Derrick Page

Personal information
- Full name: Derrick Brooks Keith Page
- Born: 24 May 1961 (age 65) Trelawny, Cornwall County, Jamaica
- Batting: Right-handed
- Bowling: Right-arm fast-medium

Domestic team information
- 1992: Staffordshire
- 1990: Shropshire

Career statistics
| Competition | List A |
| Matches | 2 |
| Runs scored | 6 |
| Batting average | 6.00 |
| 100s/50s | –/– |
| Top score | 6* |
| Balls bowled | 84 |
| Wickets | 1 |
| Bowling average | 70.00 |
| 5 wickets in innings | – |
| 10 wickets in match | – |
| Best bowling | 1/46 |
| Catches/stumpings | –/– |
- Source: Cricinfo, 15 June 2011

= Derrick Page =

Cricket player (born 1961)

Derrick Brooks Keith Page (born 24 May 1961) is a Jamaican born former English cricketer. Page was a right-handed batsman who bowled right-arm fast-medium. He was born in Trelawny, Cornwall County.

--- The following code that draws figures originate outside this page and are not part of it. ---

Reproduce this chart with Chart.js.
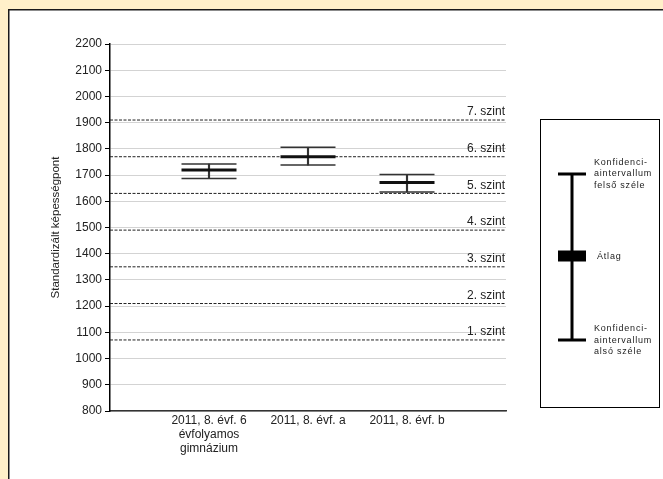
<!DOCTYPE html>
<html><head><meta charset="utf-8">
<script src="https://cdn.jsdelivr.net/npm/chart.js@4"></script>
<style>html,body{margin:0;padding:0;background:#fff}canvas{display:block}</style>
</head><body>
<canvas id="c" width="663" height="479"></canvas>
<script>
// ---- data ----
const categories = [['2011, 8. évf. 6', 'évfolyamos', 'gimnázium'], '2011, 8. évf. a', '2011, 8. évf. b'];
const ciUpper = [1742, 1806, 1702];
const means   = [1719, 1770, 1672];
const ciLower = [1687, 1738, 1635];
const levelValues = [1071, 1210, 1350, 1490, 1630, 1770, 1910];
const levelLabels = ['1. szint', '2. szint', '3. szint', '4. szint', '5. szint', '6. szint', '7. szint'];
const yMin = 800, yMax = 2200, yStep = 100;
const yTitle = 'Standardizált képességpont';
const legendUpper = ['Konfidenci-', 'aintervallum', 'felső széle'];
const legendMean = 'Átlag';
const legendLower = ['Konfidenci-', 'aintervallum', 'alsó széle'];

const FONT = '"Liberation Sans", Arial, sans-serif';
const labels = ['', ...categories, ''];
const pad = a => [null, ...a, null];

const capStyle = (data, width, color) => ({
  type: 'line', data: pad(data), showLine: false, pointStyle: 'line',
  pointRadius: 27.5, pointHoverRadius: 27.5, pointBorderWidth: width,
  pointBorderColor: color, pointBackgroundColor: color, order: 0
});

const datasets = [
  capStyle(means, 3, '#111'),
  capStyle(ciUpper, 1.5, '#333'),
  capStyle(ciLower, 1.5, '#333'),
  { type: 'bar', data: pad(ciLower.map((l, i) => [l, ciUpper[i]])), barThickness: 1.5,
    backgroundColor: '#333', borderWidth: 0, order: 1 },
  ...levelValues.map(v => ({
    type: 'line', data: labels.map(() => v), borderColor: '#222', borderWidth: 1,
    borderDash: [3, 1.5], pointRadius: 0, fill: false, order: 10
  }))
];

const framePlugin = {
  id: 'frame',
  beforeDraw(chart) {
    const ctx = chart.ctx;
    ctx.save();
    ctx.fillStyle = '#FFF0C9';
    ctx.fillRect(0, 0, chart.width, chart.height);
    ctx.fillStyle = '#fff';
    ctx.fillRect(9, 10, chart.width - 9, chart.height - 10);
    ctx.fillStyle = '#1a1a1a';
    ctx.fillRect(8, 9, chart.width - 8, 1.5);
    ctx.fillRect(8, 9, 1.5, chart.height - 9);
    ctx.restore();
  },
  afterDraw(chart) {
    const ctx = chart.ctx;
    const y = chart.scales.y;
    const area = chart.chartArea;
    ctx.save();
    // level labels
    ctx.font = '12px ' + FONT;
    ctx.fillStyle = '#222';
    ctx.textAlign = 'right';
    ctx.textBaseline = 'middle';
    levelValues.forEach((v, i) => {
      ctx.fillText(levelLabels[i], area.right - 1, y.getPixelForValue(v) - 8);
    });
    // legend box
    ctx.strokeStyle = '#000';
    ctx.lineWidth = 1;
    ctx.strokeRect(540.5, 119.5, 119, 288);
    ctx.fillStyle = '#000';
    ctx.fillRect(570.5, 174, 3, 166);
    ctx.fillRect(558, 172.5, 28, 3);
    ctx.fillRect(558, 338.5, 28, 3);
    ctx.fillRect(558, 250.5, 28, 11);
    ctx.fillStyle = '#222';
    ctx.textAlign = 'left';
    ctx.font = '9px ' + FONT;
    try { ctx.letterSpacing = '0.8px'; } catch (e) {}
    legendUpper.forEach((t, i) => ctx.fillText(t, 594, 162.5 + i * 11.5));
    ctx.fillText(legendMean, 597, 256.5);
    legendLower.forEach((t, i) => ctx.fillText(t, 594, 329 + i * 11.5));
    ctx.restore();
  }
};

new Chart(document.getElementById('c'), {
  type: 'line',
  data: { labels, datasets },
  plugins: [framePlugin],
  options: {
    responsive: false,
    animation: false,
    devicePixelRatio: 1,
    layout: { padding: { top: 44, right: 157, bottom: 0, left: 0 } },
    plugins: { legend: { display: false }, tooltip: { enabled: false } },
    scales: {
      x: {
        type: 'category', offset: false,
        grid: { display: false, drawTicks: false },
        border: { display: true, color: '#333', width: 1.5 },
        ticks: { font: { family: FONT, size: 12, lineHeight: 1.15 }, color: '#222',
                 maxRotation: 0, autoSkip: false, padding: 3 },
        afterFit(s) { s.height = 68; }
      },
      y: {
        min: yMin, max: yMax,
        ticks: { stepSize: yStep, font: { family: FONT, size: 12 }, color: '#222', padding: 3,
                 callback: v => String(v) },
        grid: { color: '#d3d3d3', lineWidth: 1, tickColor: '#000', tickLength: 5 },
        border: { display: true, color: '#000', width: 1.5 },
        title: { display: true, text: yTitle, font: { family: FONT, size: 11.5 }, color: '#222',
                 padding: { top: 49, bottom: 0 } },
        afterFit(s) { s.width = 110; }
      }
    }
  }
});
</script>
</body></html>
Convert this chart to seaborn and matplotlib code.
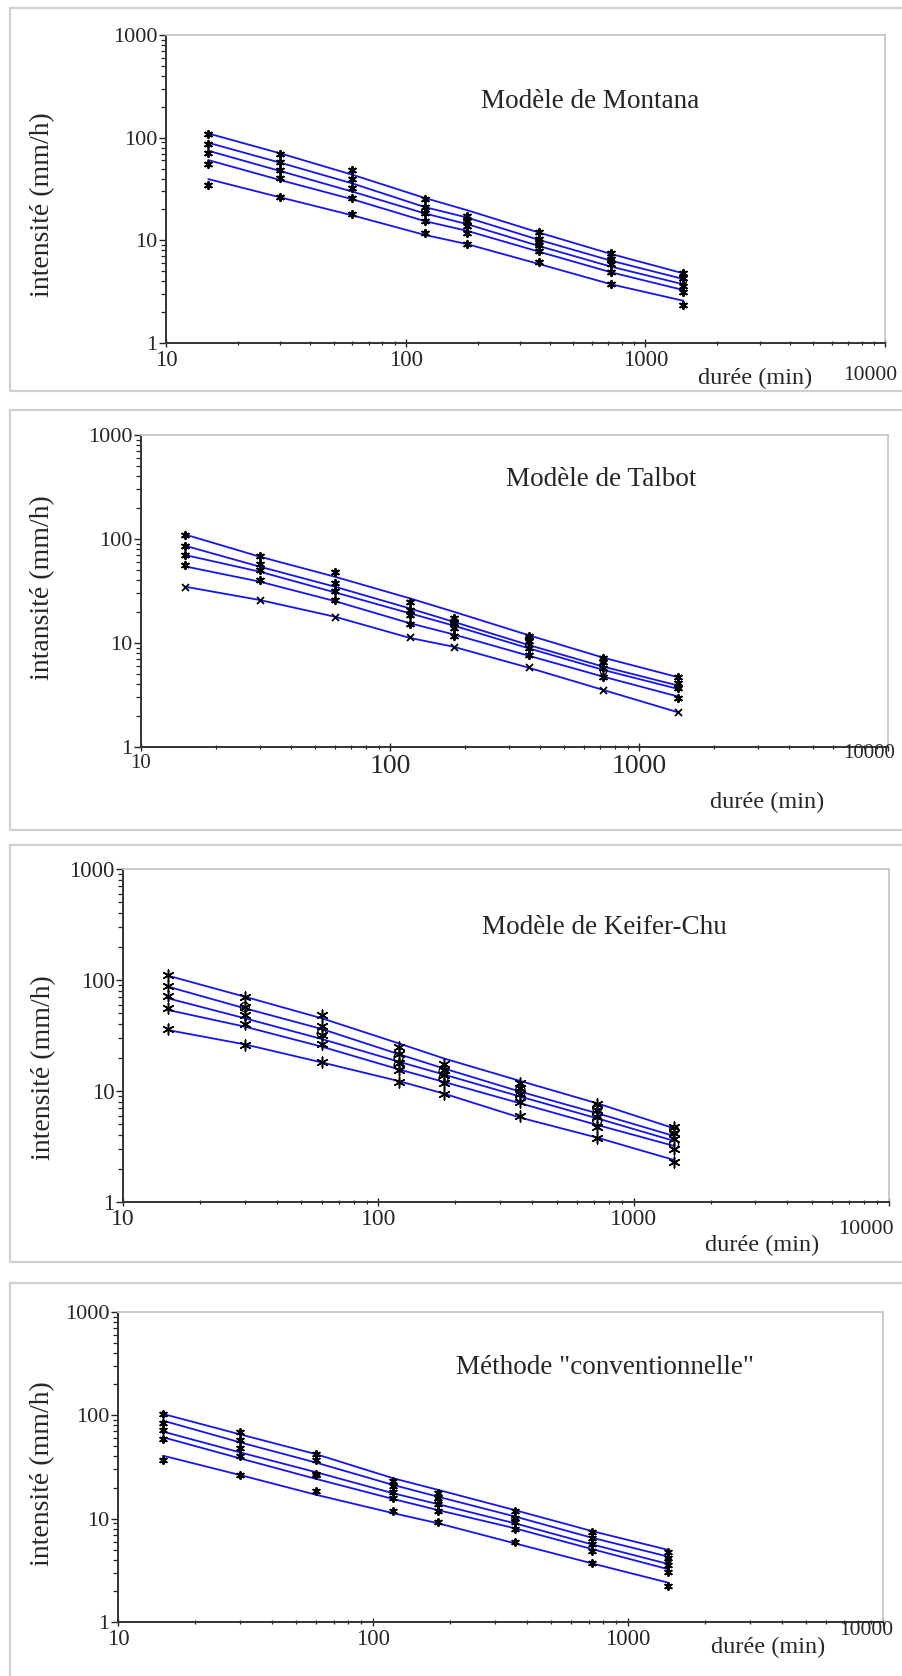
import numpy as np
import pandas as pd
import matplotlib
matplotlib.use("Agg")
import matplotlib.pyplot as plt
import seaborn as sns
from matplotlib.ticker import LogLocator, NullFormatter, FixedLocator, FixedFormatter
from matplotlib.patches import Rectangle

# ---------------- data ----------------
durations = [15, 30, 60, 120, 180, 360, 720, 1440]
x_major_ticks = [10, 100, 1000, 10000]
x_tick_labels = ["10", "100", "1000", ""]
y_major_ticks = [1, 10, 100, 1000]
y_tick_labels = ["1", "10", "100", "1000"]

titles = ["Modèle de Montana", "Modèle de Talbot", "Modèle de Keifer-Chu",
          'Méthode "conventionnelle"']
ylabels = ["intensité (mm/h)", "intansité (mm/h)", "intensité (mm/h)", "intensité (mm/h)"]
xlabel_text = "durée (min)"

# observed intensities (rows: curves from top to bottom)
montana_obs = [
    [108, 68.8, 48.4, 25.2, 17.2, 12.0, 7.47, 4.77],
    [86.1, 57.9, 39.3, 21.2, 15.4, 10.2, 6.58, 4.26],
    [70.3, 48.4, 32.1, 18.3, 13.8, 9.0, 5.84, 3.61],
    [55.3, 40.1, 25.6, 15.5, 11.9, 7.87, 4.95, 3.16],
    [34.5, 26.6, 17.9, 11.9, 9.27, 6.1, 3.75, 2.34],
]
montana_fit = [
    [110, 70.3, 43.5, 25.9, 19.7, 11.9, 7.36, 4.77],
    [89.3, 57.0, 35.8, 21.1, 16.7, 10.1, 6.33, 4.2],
    [74.6, 47.3, 29.8, 18.3, 14.4, 8.8, 5.54, 3.73],
    [60.5, 38.6, 25.1, 15.4, 12.4, 7.75, 4.88, 3.28],
    [39.5, 26.2, 17.5, 11.3, 9.2, 5.88, 3.73, 2.58],
]
talbot_obs = [
    [109, 68.7, 47.8, 25.0, 17.5, 11.8, 7.22, 4.68],
    [86.3, 57.5, 38.0, 20.8, 15.5, 10.5, 6.62, 4.1],
    [70.2, 50.3, 31.6, 18.6, 13.8, 8.9, 5.79, 3.66],
    [56.2, 40.3, 25.9, 15.1, 11.8, 7.67, 4.74, 2.94],
    [34.8, 25.9, 17.9, 11.5, 9.1, 5.84, 3.53, 2.19],
]
talbot_fit = [
    [110.6, 67.6, 43.4, 26.9, 20.0, 11.9, 7.22, 4.68],
    [86.3, 54.2, 34.8, 21.5, 16.0, 9.57, 5.92, 3.89],
    [70.2, 48.5, 30.7, 19.3, 14.7, 8.9, 5.5, 3.61],
    [54.6, 38.9, 25.3, 15.5, 12.1, 7.55, 4.74, 3.05],
    [34.8, 25.9, 17.9, 11.2, 9.2, 5.79, 3.53, 2.15],
]
keifer_obs = [
    [111, 69.8, 48.4, 25.1, 17.4, 11.7, 7.59, 4.77],
    [88.3, 56.7, 38.8, 21.4, 15.5, 10.6, 6.74, 4.16],
    [71.8, 48.4, 32.0, 17.8, 13.9, 9.3, 5.87, 3.70],
    [56.3, 40.1, 26.3, 15.5, 11.7, 8.0, 4.77, 2.98],
    [36.2, 26.0, 18.4, 12.1, 9.4, 5.95, 3.80, 2.31],
]
keifer_fit = [
    [109.4, 70.7, 45.2, 26.9, 19.7, 12.3, 7.74, 4.61],
    [87.1, 55.6, 36.2, 21.5, 16.0, 9.86, 6.3, 3.93],
    [68.4, 45.2, 29.4, 18.4, 14.1, 8.9, 5.67, 3.55],
    [53.7, 38.0, 25.1, 15.7, 12.1, 7.74, 4.94, 3.2],
    [35.4, 26.3, 18.1, 12.3, 9.5, 5.75, 3.80, 2.39],
]
conv_obs = [
    [102.4, 68.6, 42.3, 23.3, 17.6, 11.9, 7.38, 4.8],
    [85.0, 57.8, 36.7, 20.7, 15.7, 10.2, 6.46, 4.19],
    [72.2, 48.7, 27.3, 18.0, 13.9, 9.22, 5.65, 3.56],
    [58.7, 40.2, 26.3, 15.7, 11.9, 7.89, 4.9, 3.03],
    [37.0, 26.5, 18.7, 11.9, 9.29, 6.0, 3.70, 2.23],
]
conv_fit = [
    [103.2, 65.6, 42.0, 24.6, 19.0, 12.1, 7.6, 4.98],
    [88.9, 54.9, 34.8, 21.2, 16.3, 10.5, 6.55, 4.29],
    [69.6, 43.9, 28.1, 17.6, 13.8, 9.02, 5.65, 3.64],
    [61.4, 38.4, 24.2, 15.5, 12.1, 8.07, 5.09, 3.24],
    [40.7, 26.5, 17.0, 11.3, 9.02, 5.77, 3.70, 2.40],
]
# extra circle markers visible in the reference
montana_circ_x = [120, 180, 360, 360, 720, 1440]
montana_circ_y = [19, 15, 10, 9, 6.5, 4.0]
talbot_circ_x = [180, 360, 360, 720, 720, 1440]
talbot_circ_y = [16, 11, 9.5, 6.8, 5.3, 3.8]
keifer_circ_x = [30, 60, 120, 120, 180, 180, 360, 360, 720, 720, 1440, 1440]
keifer_circ_y = [57, 33, 20, 17, 15, 13, 10.3, 8.9, 7.0, 5.4, 4.45, 3.3]
conv_circ_x = [180, 360, 1440]
conv_circ_y = [15, 10, 4.0]

# ---------------- layout (pixels) ----------------
W, H = 902, 1676
sns.set_style("white")
plt.rcParams["font.family"] = ["Liberation Serif", "DejaVu Serif"]

fig = plt.figure(figsize=(W / 100, H / 100), dpi=100)

def frac_rect(x0, y0, x1, y1):
    return [x0 / W, 1 - y1 / H, (x1 - x0) / W, (y1 - y0) / H]

def fx(x):
    return x / W

def fy(y):
    return 1 - y / H

panels = [
    dict(axes=(166, 35, 885, 343), box=(10, 8, 910, 391), obs=montana_obs, fit=montana_fit,
         cx=montana_circ_x, cy=montana_circ_y, title_xy=(590, 101), ylab_xy=(43, 205),
         xlab_xy=(755, 378), x10k=(870, 376), tick_fs=16.5, ytick_fs=16, big=None, small=None,
         star_s=28, star_lw=1.4, x_lowest=False),
    dict(axes=(141, 435, 888, 747), box=(10, 410, 910, 830), obs=talbot_obs, fit=talbot_fit,
         cx=talbot_circ_x, cy=talbot_circ_y, title_xy=(601, 480), ylab_xy=(43, 588),
         xlab_xy=(767, 802), x10k=(869, 753), tick_fs=15, ytick_fs=16, big=20, small=15,
         star_s=28, star_lw=1.4, x_lowest=True),
    dict(axes=(123, 869, 889, 1202), box=(10, 845, 910, 1262), obs=keifer_obs, fit=keifer_fit,
         cx=keifer_circ_x, cy=keifer_circ_y, title_xy=(604, 928), ylab_xy=(44, 1068),
         xlab_xy=(762, 1245), x10k=(866, 1230), tick_fs=17, ytick_fs=16.5, big=None, small=None,
         star_s=60, star_lw=1.1, x_lowest=False),
    dict(axes=(118, 1312, 883, 1622), box=(10, 1283, 910, 1690), obs=conv_obs, fit=conv_fit,
         cx=conv_circ_x, cy=conv_circ_y, title_xy=(605, 1368), ylab_xy=(43, 1474),
         xlab_xy=(768, 1647), x10k=(866, 1630), tick_fs=16.5, ytick_fs=16, big=None, small=None,
         star_s=26, star_lw=1.4, x_lowest=False),
]

line_color = "#1414f0"
star = (6, 2, 0)

for i, p in enumerate(panels):
    bx0, by0, bx1, by1 = p["box"]
    fig.patches.append(Rectangle((fx(bx0), fy(by1)), (bx1 - bx0) / W, (by1 - by0) / H,
                                 transform=fig.transFigure, fill=False,
                                 edgecolor="#cfcfcf", linewidth=1.6, zorder=0))
    ax = fig.add_axes(frac_rect(*p["axes"]))
    ax.set_facecolor("none")

    fit_df = pd.DataFrame([
        dict(duree=d, intensite=v, courbe=k)
        for k, row in enumerate(p["fit"]) for d, v in zip(durations, row)
    ])
    obs_df = pd.DataFrame([
        dict(duree=d, intensite=v, courbe=k)
        for k, row in enumerate(p["obs"]) for d, v in zip(durations, row)
    ])
    circ_df = pd.DataFrame(dict(duree=p["cx"], intensite=p["cy"]))

    sns.lineplot(data=fit_df, x="duree", y="intensite", units="courbe", estimator=None,
                 color=line_color, linewidth=1.3, sort=False, ax=ax)
    if p["x_lowest"]:
        star_df = obs_df[obs_df["courbe"] < 4]
        x_df = obs_df[obs_df["courbe"] == 4]
        sns.scatterplot(data=x_df, x="duree", y="intensite", marker="x", color="black",
                        s=p["star_s"] * 0.9, linewidth=1.3, ax=ax, zorder=5)
    else:
        star_df = obs_df
    sns.scatterplot(data=star_df, x="duree", y="intensite", marker=star, color="black",
                    s=p["star_s"], linewidth=p["star_lw"], ax=ax, zorder=5)
    sns.scatterplot(data=circ_df, x="duree", y="intensite", marker="o", facecolor="none",
                    edgecolor="black", s=p["star_s"] * 0.7, linewidth=1.0, ax=ax, zorder=5)

    ax.set_xscale("log")
    ax.set_yscale("log")
    ax.set_xlim(10, 10000)
    ax.set_ylim(1, 1000)
    ax.xaxis.set_major_locator(FixedLocator(x_major_ticks))
    ax.xaxis.set_major_formatter(FixedFormatter(x_tick_labels))
    ax.xaxis.set_minor_locator(LogLocator(base=10, subs=np.arange(2, 10), numticks=20))
    ax.xaxis.set_minor_formatter(NullFormatter())
    ax.yaxis.set_major_locator(FixedLocator(y_major_ticks))
    ax.yaxis.set_major_formatter(FixedFormatter(y_tick_labels))
    ax.yaxis.set_minor_locator(LogLocator(base=10, subs=np.arange(2, 10), numticks=20))
    ax.yaxis.set_minor_formatter(NullFormatter())

    ax.tick_params(which="both", bottom=True, left=True, top=False, right=False)
    ax.tick_params(axis="x", which="major", direction="inout", length=6, width=1.0,
                   color="#222222", labelsize=p["tick_fs"], pad=2)
    ax.tick_params(axis="x", which="minor", direction="inout", length=3.5, width=0.9,
                   color="#222222")
    ax.tick_params(axis="y", which="major", direction="out", length=5, width=1.0,
                   color="#222222", labelsize=p["ytick_fs"], pad=1)
    ax.tick_params(axis="y", which="minor", direction="out", length=3.5, width=0.9,
                   color="#222222")

    for side in ("left", "bottom"):
        ax.spines[side].set_color("#333333")
        ax.spines[side].set_linewidth(1.4)
    for side in ("top", "right"):
        ax.spines[side].set_color("#c8c8c8")
        ax.spines[side].set_linewidth(1.3)
        ax.spines[side].set_visible(True)

    if p["big"]:
        labs = ax.get_xticklabels()
        labs[1].set_fontsize(p["big"])
        labs[2].set_fontsize(p["big"])

    ax.set_xlabel("")
    ax.set_ylabel("")
    fig.text(fx(p["x10k"][0]), fy(p["x10k"][1]), "10000", ha="center", va="center",
             fontsize=p["small"] or p["tick_fs"] - 1)
    fig.text(fx(p["xlab_xy"][0]), fy(p["xlab_xy"][1]), xlabel_text, ha="center",
             va="center", fontsize=17.5)
    fig.text(fx(p["ylab_xy"][0]), fy(p["ylab_xy"][1]), ylabels[i], ha="center",
             va="center", rotation=90, fontsize=20)
    fig.text(fx(p["title_xy"][0]), fy(p["title_xy"][1]), titles[i], ha="center",
             va="center", fontsize=19.5)
    leg = ax.get_legend()
    if leg is not None:
        leg.remove()

fig.savefig("out.png", dpi=100)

Page made his debut for Shropshire in the 1990 Minor Counties Championship against Dorset. He played a further match in that season's competition against Buckinghamshire. He played a single List A match for Shropshire in the 1990 NatWest Trophy against Derbyshire. He was dismissed for a duck in this game by Alan Warner, while with the ball he bowled 5 wicket-less overs. Page later joined Staffordshire in 1992, making his debut for the county in the 1992 MCCA Knockout Trophy against Wales Minor Counties. He played Minor counties cricket in just the 1992 season for Staffordshire, making 6 Minor Counties Championship appearances and 3 MCCA Knockout Trophy appearances. Additionally, he also made a single List A appearance for the county in the 1992 NatWest Trophy against Warwickshire. He scored 6 unbeaten runs in the match, while taking the wicket of Andy Moles for the cost of 46 runs from 9 overs.